Mais les messages dégradés ont de toute façon déjà été immortalisés grâce à la publication de photos sur Instagram. Des murs réels aux murs virtuels, les collectifs ont dès leurs débuts multiplié les supports de diffusion afin de pérenniser des collages qu’ils savaient voués à disparaître. « Cet usage du numérique se traduit par la production de traces plus institutionnalisées, qui impactent moins le quotidien. Mais qui donnent l’impression que ce mouvement inonde toutes les rues de France, décrypte Irène Despontin Lefèvre. Or, sur les réseaux sociaux, on suit les comptes qui nous correspondent. D’où un effet trompe‑l’oeil, car beaucoup de villes n’ont jamais eu le moindre collage. »
Cette diffusion massive a certes permis de fédérer des soutiens, mais marque surtout une différence avec les mouvements précédents : la transmission d’archives et d’une mémoire. À tel point que, au collectif Collages féministes Paris, trois photographes professionnelles capturent bénévolement les moments et les oeuvres de la vie militante. De quoi, selon Marie, « inscrire notre lutte dans l’histoire du féminisme, et laisser une trace pour les prochaines générations ».
*****
1. « Colleuses » est le nom initial que ces militantes se sont donné et qui a été repris dans le langage courant.

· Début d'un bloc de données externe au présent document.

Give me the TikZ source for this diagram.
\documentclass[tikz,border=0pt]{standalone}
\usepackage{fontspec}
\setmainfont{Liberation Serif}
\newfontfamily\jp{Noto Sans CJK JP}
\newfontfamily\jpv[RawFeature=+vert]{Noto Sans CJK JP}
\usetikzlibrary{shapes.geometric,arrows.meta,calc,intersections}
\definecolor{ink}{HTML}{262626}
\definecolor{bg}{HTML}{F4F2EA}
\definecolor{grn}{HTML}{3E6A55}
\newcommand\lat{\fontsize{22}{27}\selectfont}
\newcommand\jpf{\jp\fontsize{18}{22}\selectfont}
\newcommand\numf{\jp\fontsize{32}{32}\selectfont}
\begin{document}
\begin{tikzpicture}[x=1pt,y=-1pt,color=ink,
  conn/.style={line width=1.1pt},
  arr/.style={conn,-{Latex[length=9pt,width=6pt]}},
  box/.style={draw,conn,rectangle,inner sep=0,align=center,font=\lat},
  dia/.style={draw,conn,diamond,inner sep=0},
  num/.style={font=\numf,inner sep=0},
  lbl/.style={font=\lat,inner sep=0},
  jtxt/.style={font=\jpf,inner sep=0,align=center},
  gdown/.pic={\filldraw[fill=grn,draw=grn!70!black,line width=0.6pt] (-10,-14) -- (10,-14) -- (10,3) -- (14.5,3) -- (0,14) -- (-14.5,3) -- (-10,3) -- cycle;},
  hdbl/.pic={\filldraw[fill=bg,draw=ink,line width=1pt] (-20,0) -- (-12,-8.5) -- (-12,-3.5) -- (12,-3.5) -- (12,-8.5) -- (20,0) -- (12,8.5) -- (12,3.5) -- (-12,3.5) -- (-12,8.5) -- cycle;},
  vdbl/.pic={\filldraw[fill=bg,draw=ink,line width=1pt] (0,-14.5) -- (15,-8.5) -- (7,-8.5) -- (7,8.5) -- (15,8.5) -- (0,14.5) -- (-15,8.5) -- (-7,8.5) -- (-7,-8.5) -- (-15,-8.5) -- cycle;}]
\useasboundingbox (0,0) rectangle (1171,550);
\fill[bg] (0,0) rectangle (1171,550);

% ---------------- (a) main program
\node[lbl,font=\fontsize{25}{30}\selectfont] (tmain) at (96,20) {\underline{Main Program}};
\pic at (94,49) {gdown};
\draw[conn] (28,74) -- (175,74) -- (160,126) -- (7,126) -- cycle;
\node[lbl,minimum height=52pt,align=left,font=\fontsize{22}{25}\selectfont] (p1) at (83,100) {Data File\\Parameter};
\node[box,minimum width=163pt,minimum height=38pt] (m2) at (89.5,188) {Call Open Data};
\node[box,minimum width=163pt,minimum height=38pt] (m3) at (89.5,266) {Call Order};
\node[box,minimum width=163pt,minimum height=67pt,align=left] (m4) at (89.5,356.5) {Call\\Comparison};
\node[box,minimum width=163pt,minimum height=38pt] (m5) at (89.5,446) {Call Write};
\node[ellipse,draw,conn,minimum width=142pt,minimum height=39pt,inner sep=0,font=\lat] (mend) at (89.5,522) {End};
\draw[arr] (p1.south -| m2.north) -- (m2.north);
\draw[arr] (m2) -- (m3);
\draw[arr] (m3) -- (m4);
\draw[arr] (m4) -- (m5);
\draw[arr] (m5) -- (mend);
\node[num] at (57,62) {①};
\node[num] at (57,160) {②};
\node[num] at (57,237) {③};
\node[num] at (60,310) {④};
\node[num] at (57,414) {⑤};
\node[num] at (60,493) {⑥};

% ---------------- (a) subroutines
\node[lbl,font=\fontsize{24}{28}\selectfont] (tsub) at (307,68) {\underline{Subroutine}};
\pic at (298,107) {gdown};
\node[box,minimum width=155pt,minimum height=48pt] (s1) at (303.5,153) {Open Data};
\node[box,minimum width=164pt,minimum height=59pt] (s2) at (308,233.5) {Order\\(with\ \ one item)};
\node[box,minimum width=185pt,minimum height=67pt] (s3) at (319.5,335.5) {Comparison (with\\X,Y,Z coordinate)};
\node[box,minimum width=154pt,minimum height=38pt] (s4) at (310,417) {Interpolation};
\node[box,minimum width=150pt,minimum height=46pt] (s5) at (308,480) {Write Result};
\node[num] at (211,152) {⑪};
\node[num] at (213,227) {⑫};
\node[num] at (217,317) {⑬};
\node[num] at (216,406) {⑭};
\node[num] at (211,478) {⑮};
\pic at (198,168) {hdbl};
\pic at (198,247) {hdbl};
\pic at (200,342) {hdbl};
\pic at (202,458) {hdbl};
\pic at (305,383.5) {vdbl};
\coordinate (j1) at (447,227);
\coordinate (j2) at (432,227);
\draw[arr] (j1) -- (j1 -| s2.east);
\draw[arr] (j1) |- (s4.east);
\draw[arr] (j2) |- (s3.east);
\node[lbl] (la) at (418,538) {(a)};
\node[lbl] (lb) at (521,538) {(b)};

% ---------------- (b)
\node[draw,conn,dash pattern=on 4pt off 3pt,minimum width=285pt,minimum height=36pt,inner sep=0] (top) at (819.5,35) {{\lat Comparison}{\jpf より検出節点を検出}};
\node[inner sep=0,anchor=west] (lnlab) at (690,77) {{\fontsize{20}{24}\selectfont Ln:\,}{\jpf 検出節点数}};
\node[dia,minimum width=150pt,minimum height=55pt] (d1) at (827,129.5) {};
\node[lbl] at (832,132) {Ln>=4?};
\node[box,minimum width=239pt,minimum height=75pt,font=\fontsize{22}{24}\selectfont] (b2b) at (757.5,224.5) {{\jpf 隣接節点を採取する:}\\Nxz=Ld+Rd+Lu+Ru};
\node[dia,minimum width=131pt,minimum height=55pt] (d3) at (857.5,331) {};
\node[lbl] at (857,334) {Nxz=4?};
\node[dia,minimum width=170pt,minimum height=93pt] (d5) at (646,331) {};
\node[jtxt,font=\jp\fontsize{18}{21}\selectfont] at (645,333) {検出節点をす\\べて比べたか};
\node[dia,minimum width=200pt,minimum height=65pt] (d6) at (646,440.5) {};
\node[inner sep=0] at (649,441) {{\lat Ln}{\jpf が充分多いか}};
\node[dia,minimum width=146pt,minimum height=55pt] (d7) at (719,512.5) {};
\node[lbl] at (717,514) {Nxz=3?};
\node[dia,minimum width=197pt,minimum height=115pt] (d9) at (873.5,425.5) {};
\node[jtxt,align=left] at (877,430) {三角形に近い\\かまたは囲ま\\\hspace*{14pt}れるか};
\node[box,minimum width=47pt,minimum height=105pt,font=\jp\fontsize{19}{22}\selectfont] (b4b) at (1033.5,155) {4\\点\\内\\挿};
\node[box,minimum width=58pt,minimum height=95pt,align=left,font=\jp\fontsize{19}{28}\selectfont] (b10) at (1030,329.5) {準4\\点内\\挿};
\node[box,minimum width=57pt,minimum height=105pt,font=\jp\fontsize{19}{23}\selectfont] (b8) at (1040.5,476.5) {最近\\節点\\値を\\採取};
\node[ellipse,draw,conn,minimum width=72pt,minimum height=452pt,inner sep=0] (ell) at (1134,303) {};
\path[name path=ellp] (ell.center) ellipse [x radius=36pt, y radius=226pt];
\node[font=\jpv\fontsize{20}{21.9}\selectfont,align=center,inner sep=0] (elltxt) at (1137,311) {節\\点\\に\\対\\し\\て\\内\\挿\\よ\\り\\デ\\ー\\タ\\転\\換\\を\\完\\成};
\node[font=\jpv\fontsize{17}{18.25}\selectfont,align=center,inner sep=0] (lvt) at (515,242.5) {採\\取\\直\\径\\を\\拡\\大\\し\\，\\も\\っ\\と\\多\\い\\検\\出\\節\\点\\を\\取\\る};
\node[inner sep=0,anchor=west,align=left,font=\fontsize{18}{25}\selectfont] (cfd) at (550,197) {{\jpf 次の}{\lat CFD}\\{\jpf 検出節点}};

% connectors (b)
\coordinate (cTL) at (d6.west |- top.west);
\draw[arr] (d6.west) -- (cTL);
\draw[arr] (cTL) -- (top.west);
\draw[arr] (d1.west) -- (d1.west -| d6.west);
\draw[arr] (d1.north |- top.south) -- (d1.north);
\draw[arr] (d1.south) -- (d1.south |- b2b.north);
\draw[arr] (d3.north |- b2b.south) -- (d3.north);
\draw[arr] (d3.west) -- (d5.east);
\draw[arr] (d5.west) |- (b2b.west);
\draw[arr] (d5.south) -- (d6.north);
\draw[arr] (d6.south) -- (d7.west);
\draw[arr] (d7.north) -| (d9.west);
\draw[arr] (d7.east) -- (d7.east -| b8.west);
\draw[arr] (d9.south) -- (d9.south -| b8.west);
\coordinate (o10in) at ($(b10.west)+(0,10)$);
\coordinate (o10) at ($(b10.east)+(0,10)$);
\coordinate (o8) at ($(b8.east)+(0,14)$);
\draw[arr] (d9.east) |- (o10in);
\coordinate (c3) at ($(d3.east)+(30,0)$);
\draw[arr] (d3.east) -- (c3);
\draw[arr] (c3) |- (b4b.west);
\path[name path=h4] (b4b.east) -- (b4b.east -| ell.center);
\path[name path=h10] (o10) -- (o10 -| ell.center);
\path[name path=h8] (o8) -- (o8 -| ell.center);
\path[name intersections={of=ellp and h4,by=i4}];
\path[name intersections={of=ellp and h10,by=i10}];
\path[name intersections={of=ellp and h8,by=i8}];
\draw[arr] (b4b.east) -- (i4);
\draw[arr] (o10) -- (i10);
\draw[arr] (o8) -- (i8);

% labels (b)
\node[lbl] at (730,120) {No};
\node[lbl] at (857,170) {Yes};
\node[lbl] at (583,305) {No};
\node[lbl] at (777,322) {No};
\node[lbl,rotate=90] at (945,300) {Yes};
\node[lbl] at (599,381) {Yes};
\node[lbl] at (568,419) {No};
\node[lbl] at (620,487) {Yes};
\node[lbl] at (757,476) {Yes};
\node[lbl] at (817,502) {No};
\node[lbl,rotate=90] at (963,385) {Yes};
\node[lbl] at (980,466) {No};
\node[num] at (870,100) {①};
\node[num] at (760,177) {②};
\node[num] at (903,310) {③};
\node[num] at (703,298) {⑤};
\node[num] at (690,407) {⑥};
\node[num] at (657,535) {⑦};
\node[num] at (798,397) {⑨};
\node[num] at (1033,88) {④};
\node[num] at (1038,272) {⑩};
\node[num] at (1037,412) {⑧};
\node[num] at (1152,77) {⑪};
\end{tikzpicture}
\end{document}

Depuis, pour plus d’inclusion des minorités de genre, des collectifs ont choisi d’appeler leurs membres des « colleureuses ».
2. Le prénom a été modifié.
3. En janvier 2020, Marguerite Stern cosigne une tribune publiée dans le HuffPost dans laquelle elle dit, entre autres, interpréter la transidentité « comme une nouvelle tentative masculine pour empêcher les femmes de s’exprimer ». En juillet 2020, elle publie une série de tweets dans lesquels elle dit estimer que, « dans son essence », l’islam « va à l’encontre des droits humains » ; elle a pris position à de nombreuses reprises contre le port du voile.
4. Mathilde Larrère, Rage against the machisme, Éditions du Détour, 2020.